Say how many lines of the material below contain the word "chart", with no other words.

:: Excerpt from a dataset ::
***

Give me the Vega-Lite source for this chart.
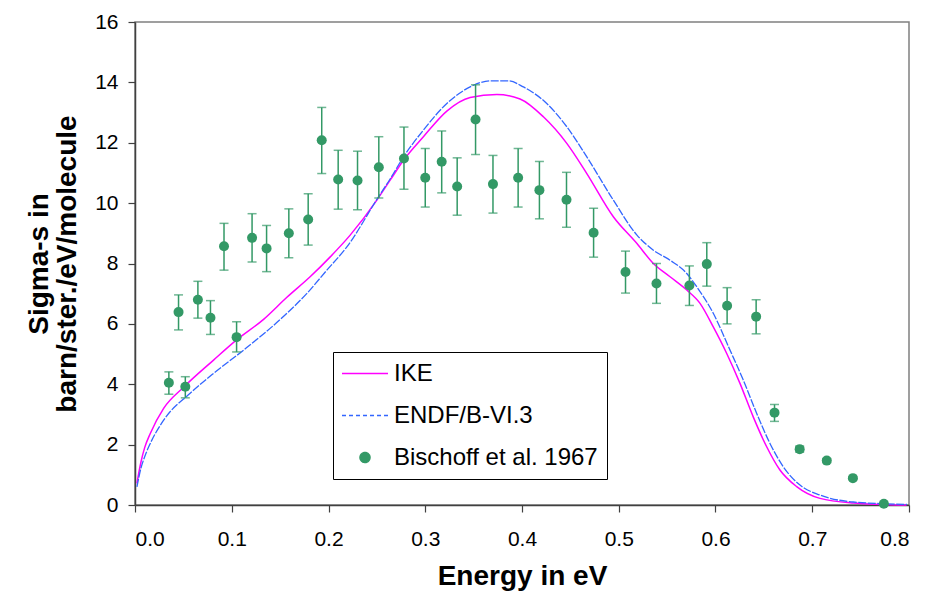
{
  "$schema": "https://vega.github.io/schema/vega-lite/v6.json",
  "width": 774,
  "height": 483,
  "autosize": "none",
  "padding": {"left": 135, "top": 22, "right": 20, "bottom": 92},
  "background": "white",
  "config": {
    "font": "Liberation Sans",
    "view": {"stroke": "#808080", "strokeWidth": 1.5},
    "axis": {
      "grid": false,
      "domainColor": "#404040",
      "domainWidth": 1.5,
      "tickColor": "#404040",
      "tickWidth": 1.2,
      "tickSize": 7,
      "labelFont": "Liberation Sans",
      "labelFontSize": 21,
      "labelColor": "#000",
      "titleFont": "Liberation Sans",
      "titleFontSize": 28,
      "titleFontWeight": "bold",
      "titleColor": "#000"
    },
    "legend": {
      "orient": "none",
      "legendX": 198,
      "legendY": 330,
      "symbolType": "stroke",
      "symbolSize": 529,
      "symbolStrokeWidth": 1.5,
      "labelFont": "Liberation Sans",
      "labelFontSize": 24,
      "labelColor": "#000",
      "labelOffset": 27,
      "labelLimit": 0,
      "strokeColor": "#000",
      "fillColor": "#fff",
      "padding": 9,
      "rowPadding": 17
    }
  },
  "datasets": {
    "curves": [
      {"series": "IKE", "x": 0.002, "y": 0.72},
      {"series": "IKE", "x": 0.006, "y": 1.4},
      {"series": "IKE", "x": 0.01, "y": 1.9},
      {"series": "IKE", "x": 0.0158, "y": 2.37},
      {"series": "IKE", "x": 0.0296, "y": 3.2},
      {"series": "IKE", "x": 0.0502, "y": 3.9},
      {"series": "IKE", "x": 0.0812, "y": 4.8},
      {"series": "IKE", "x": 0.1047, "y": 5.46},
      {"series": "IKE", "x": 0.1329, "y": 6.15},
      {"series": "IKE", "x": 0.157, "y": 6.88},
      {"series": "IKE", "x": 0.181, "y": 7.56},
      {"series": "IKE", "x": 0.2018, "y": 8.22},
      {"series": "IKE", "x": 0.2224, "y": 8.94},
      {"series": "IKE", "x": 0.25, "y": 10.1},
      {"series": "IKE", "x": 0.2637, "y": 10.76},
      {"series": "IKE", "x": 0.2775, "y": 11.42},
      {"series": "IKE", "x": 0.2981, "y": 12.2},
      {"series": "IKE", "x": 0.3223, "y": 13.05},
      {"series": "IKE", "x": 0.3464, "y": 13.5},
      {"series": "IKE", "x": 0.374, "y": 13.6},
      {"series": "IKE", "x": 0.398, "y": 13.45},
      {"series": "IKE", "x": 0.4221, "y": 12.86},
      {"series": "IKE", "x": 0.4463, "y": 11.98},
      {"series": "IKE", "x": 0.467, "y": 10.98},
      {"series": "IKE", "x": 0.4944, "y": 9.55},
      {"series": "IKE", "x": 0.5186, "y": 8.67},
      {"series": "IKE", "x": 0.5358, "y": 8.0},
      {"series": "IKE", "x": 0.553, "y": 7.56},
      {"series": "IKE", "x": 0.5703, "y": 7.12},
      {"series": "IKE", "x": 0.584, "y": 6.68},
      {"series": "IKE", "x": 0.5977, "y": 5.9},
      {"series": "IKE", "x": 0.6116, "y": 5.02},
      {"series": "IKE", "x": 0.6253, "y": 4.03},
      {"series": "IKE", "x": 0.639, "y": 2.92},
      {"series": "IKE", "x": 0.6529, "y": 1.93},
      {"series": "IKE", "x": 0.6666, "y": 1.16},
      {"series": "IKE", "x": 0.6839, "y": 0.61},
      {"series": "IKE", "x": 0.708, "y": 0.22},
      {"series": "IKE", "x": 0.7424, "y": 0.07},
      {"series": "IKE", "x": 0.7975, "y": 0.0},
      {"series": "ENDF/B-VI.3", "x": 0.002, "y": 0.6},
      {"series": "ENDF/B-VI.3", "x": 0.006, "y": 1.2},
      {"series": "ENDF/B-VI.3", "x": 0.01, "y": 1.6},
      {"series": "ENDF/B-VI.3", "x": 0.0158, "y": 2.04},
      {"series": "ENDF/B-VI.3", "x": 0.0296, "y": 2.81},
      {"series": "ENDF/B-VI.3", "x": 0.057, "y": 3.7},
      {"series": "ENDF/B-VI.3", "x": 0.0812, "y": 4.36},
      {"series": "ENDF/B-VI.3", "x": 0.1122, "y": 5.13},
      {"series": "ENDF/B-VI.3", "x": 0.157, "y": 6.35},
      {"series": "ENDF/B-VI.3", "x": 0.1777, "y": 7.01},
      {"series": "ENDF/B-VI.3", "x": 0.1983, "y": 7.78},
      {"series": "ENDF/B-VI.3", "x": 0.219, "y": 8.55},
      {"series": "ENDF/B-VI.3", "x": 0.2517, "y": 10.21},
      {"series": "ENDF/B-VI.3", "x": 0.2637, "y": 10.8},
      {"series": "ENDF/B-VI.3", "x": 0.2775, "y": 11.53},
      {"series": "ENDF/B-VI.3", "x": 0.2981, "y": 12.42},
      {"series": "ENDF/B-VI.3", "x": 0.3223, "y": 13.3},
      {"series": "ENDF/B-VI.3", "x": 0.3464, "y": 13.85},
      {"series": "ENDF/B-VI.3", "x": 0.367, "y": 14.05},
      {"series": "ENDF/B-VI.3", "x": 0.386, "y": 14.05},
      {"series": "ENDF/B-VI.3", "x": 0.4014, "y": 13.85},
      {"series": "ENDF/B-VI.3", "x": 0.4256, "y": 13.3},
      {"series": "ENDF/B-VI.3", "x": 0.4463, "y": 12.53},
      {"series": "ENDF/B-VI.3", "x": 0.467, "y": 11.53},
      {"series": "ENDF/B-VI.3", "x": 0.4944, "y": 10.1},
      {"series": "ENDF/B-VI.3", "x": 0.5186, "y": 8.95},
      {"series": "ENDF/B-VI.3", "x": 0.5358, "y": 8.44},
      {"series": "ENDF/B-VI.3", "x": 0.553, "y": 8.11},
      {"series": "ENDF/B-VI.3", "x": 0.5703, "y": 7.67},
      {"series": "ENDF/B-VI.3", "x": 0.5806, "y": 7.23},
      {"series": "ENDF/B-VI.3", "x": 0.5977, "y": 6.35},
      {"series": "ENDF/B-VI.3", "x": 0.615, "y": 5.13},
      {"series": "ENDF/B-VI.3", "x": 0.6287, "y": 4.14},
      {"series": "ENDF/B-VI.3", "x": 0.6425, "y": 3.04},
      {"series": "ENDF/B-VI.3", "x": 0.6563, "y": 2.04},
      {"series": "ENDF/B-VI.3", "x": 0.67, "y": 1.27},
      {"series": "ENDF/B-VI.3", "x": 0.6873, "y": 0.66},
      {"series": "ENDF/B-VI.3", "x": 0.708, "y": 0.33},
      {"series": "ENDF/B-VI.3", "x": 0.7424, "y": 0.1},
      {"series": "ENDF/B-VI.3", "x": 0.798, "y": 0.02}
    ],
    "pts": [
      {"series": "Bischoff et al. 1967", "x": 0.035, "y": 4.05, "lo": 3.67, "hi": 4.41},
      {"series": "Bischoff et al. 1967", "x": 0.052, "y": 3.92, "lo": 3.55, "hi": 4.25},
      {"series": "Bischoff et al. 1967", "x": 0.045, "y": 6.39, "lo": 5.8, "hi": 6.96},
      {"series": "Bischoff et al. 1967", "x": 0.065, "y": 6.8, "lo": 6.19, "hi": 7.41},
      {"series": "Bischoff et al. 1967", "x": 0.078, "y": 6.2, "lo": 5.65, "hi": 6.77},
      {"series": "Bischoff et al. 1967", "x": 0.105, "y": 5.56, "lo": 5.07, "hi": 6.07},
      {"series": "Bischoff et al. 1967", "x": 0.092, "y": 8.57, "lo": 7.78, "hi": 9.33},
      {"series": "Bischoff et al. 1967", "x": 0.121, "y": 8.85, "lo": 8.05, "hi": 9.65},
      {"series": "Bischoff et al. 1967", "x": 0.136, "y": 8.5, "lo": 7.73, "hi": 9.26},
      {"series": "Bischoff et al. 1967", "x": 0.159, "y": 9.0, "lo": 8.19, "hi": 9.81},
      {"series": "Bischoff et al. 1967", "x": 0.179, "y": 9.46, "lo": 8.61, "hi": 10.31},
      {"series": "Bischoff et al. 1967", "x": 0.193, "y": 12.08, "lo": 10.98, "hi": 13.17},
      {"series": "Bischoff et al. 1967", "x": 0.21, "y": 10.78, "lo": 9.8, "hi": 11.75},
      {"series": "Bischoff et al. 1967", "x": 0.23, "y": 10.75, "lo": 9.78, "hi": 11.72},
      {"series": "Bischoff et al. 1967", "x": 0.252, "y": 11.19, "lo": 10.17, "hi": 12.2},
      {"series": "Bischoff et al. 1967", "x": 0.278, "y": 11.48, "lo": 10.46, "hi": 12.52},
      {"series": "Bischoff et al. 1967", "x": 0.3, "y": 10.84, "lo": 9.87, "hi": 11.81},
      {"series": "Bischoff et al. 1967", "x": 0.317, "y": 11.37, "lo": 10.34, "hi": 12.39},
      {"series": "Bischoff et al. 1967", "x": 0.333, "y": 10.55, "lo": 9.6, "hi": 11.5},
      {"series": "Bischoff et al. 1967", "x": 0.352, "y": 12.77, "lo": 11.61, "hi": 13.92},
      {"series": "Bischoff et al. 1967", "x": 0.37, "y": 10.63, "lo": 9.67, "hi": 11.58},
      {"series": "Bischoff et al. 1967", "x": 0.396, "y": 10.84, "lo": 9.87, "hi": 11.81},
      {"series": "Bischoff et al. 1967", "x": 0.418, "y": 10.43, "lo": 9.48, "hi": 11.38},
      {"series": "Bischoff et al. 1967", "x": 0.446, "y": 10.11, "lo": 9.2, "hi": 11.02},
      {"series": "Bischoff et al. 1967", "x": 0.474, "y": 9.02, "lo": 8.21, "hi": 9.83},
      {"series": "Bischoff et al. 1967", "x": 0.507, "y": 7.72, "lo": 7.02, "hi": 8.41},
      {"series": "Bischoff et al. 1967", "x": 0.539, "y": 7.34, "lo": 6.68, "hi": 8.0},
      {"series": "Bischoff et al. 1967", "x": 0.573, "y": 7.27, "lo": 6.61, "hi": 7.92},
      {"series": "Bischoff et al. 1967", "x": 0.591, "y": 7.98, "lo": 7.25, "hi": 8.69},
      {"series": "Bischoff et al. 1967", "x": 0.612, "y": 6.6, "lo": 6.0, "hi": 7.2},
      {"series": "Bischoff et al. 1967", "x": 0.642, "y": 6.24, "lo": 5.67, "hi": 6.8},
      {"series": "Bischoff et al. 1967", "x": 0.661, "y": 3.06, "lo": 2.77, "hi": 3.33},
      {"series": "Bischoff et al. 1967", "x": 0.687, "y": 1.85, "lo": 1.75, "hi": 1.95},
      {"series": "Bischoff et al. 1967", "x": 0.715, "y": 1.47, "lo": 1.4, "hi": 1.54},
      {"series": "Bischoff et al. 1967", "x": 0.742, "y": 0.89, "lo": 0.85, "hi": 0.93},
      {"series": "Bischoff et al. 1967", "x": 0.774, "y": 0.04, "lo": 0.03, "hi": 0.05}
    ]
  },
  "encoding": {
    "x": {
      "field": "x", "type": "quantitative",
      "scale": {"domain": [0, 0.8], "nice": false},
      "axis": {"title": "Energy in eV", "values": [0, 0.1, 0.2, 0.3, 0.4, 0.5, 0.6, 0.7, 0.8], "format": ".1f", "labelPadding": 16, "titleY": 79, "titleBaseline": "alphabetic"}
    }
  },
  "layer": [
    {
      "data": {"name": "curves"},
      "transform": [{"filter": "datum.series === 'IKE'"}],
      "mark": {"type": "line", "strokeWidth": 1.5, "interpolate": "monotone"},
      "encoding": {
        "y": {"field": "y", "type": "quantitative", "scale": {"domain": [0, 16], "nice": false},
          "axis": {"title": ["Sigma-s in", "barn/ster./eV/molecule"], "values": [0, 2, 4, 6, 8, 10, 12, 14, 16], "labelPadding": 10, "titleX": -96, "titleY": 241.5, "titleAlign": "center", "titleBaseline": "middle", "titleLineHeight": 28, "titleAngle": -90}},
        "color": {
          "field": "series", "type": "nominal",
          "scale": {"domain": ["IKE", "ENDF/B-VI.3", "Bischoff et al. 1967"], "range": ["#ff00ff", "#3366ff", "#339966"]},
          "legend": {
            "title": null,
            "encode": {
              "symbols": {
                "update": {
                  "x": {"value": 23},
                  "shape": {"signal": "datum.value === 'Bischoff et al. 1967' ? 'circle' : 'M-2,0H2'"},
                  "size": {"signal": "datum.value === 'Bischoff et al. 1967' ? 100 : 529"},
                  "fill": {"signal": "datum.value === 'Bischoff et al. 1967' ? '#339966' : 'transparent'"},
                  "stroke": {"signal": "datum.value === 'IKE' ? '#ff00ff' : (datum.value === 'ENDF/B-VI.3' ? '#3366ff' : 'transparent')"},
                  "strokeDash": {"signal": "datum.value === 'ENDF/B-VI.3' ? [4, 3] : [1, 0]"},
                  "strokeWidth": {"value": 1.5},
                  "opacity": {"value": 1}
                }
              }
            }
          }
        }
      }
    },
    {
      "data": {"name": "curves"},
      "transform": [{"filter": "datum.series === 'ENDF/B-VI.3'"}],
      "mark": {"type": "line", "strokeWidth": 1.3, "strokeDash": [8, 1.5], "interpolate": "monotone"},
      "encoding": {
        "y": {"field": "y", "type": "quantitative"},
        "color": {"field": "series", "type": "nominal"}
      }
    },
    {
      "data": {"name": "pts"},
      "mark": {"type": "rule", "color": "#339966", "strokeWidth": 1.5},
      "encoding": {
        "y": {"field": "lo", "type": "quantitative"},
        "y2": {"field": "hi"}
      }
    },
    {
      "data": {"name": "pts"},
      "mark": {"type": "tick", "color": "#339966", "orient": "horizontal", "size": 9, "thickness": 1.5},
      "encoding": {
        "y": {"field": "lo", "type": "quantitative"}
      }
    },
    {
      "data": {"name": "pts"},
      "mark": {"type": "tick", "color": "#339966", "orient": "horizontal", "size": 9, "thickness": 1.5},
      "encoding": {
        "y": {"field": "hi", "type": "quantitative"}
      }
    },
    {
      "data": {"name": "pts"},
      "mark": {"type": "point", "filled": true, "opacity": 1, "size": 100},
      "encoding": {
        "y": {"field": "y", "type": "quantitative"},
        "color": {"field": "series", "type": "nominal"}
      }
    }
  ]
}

***

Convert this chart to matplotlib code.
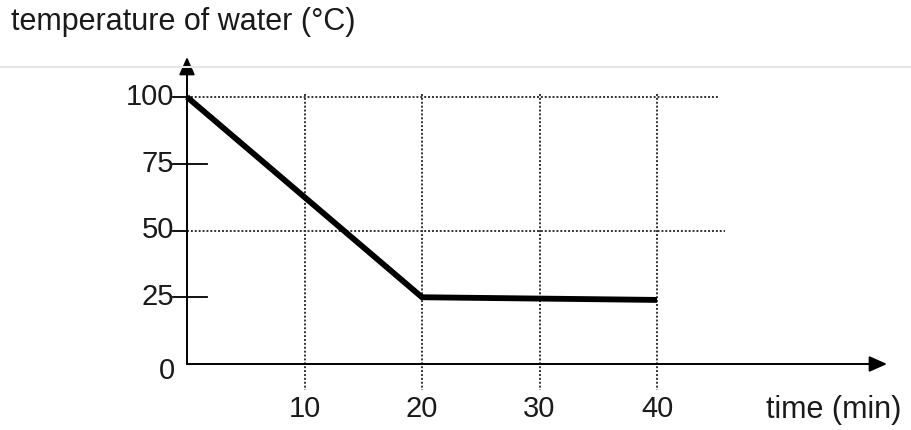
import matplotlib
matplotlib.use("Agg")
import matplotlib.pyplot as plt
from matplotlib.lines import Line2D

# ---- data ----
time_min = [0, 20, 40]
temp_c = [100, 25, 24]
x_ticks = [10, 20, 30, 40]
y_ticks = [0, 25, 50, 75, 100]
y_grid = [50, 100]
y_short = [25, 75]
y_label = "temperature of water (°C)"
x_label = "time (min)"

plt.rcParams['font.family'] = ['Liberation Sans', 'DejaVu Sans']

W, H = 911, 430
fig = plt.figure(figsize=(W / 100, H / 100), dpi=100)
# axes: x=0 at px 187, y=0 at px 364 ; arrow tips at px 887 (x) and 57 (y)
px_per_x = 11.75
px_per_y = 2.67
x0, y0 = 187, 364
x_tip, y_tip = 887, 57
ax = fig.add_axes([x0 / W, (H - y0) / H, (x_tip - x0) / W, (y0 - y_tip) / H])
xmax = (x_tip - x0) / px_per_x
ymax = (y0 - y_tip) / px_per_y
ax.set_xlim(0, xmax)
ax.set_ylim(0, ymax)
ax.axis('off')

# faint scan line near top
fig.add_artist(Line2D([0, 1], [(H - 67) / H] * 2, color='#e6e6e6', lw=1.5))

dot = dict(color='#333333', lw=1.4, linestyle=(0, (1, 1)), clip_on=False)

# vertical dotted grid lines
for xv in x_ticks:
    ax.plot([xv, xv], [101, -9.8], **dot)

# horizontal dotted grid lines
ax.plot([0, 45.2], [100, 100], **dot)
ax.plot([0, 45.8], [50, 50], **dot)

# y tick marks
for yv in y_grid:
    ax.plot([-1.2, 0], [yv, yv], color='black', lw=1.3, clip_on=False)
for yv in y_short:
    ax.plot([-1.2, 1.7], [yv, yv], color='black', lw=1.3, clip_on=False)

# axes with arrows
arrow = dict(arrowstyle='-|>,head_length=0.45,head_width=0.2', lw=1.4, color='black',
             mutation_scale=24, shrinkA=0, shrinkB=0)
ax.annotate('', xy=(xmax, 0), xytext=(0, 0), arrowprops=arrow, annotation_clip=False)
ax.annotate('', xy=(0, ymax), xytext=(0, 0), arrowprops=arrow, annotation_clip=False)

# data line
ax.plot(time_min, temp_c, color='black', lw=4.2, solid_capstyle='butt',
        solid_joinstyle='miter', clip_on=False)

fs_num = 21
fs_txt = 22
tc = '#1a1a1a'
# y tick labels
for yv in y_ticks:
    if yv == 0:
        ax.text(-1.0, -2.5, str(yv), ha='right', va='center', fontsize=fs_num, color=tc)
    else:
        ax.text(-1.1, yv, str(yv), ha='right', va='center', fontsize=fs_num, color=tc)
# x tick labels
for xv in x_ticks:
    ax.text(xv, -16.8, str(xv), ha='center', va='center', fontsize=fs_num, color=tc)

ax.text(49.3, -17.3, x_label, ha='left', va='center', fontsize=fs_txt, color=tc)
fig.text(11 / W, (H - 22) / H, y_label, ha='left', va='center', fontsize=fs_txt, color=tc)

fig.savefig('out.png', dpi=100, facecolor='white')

***

:: COMPLETE RESPONSE ::
2